Do you think this perception is growing because of the cases of alleged scams that are coming before the courts?

Yes,certainly. It is only in the past five years that such apprehensions are being raised. In order to speed up investigations in these cases,the courts have to intervene since the government takes it own time. But while passing such orders,the court must be aware of its limits. There is a trial court that has to act,thereafter there is an appeal,then further remedy before the high court,and final remedy before the Supreme Court. All this has to be strictly followed.


Bail was earlier considered to be the norm rather than the exception. But now judges don’t grant bail in high-profile cases. Isn’t this injustice?

This may not be fully correct. It (grant of bail) depends upon the nature of crime. If the scam is a huge,the CBI or the other agency may not be in a position to complete probe within a stipulated time. Suppose in such cases the accused is released on bail,he may interfere with the investigation. Whether to grant bail or not depends on each case. Now we are also fixing outer limits within which the investigation has to be completed.


Are you in agreement with the government’s decision to replace the collegium system with another system where the executive will also have a vote?

The collegium system is working well. It is the result of rulings of the SC in 1993 and 1998. Once the collegium makes its recommendation,the matter goes to the respective state government,which can question or object to any name. The only thing is such objection must not be due to politics. The government can always seek reconsideration of the recommendation sent by us.


One reason why questions are raised about the efficacy of the collegium system is because names of kith and kin of sitting and retired judges are routinely recommended. Shouldn’t this anomaly be removed?

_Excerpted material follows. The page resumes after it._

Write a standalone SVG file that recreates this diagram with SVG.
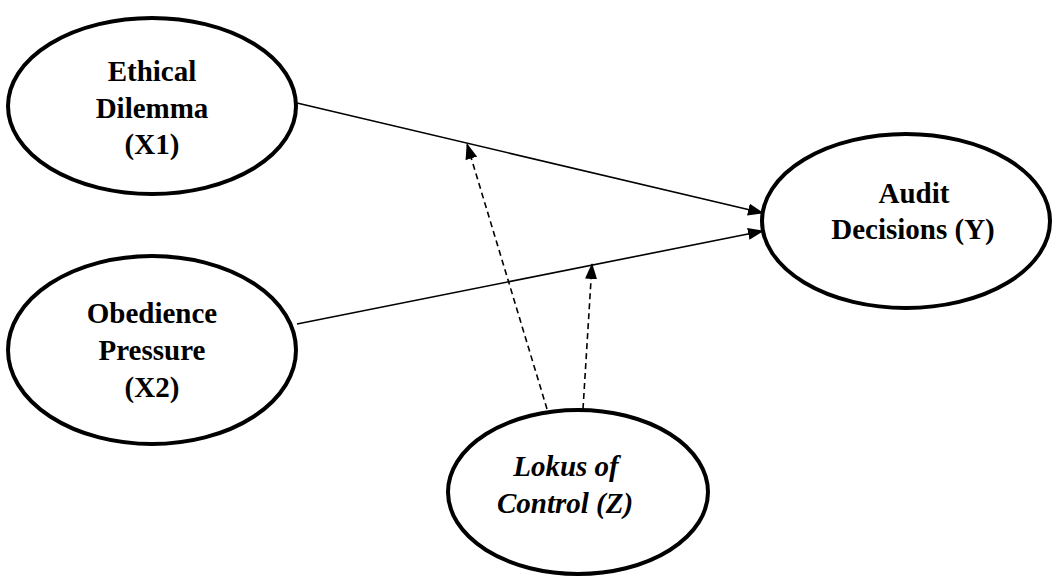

This is not completely correct. We have often returned names recommended by high courts as the persons were not found to be meritorious. If there is an allegation that someone was recommended only because he or she is related to a judge and if we find that person not competent enough,we don’t clear his or her name. But nobody can be debarred from being recommended only because he or she is related to a judge. I will be more proactive on this front during my tenure.

Judiciary is supposed to be very transparent. But it is opposed to providing all information under RTI Act?

I will not like to respond to this as the matter is sub-judice.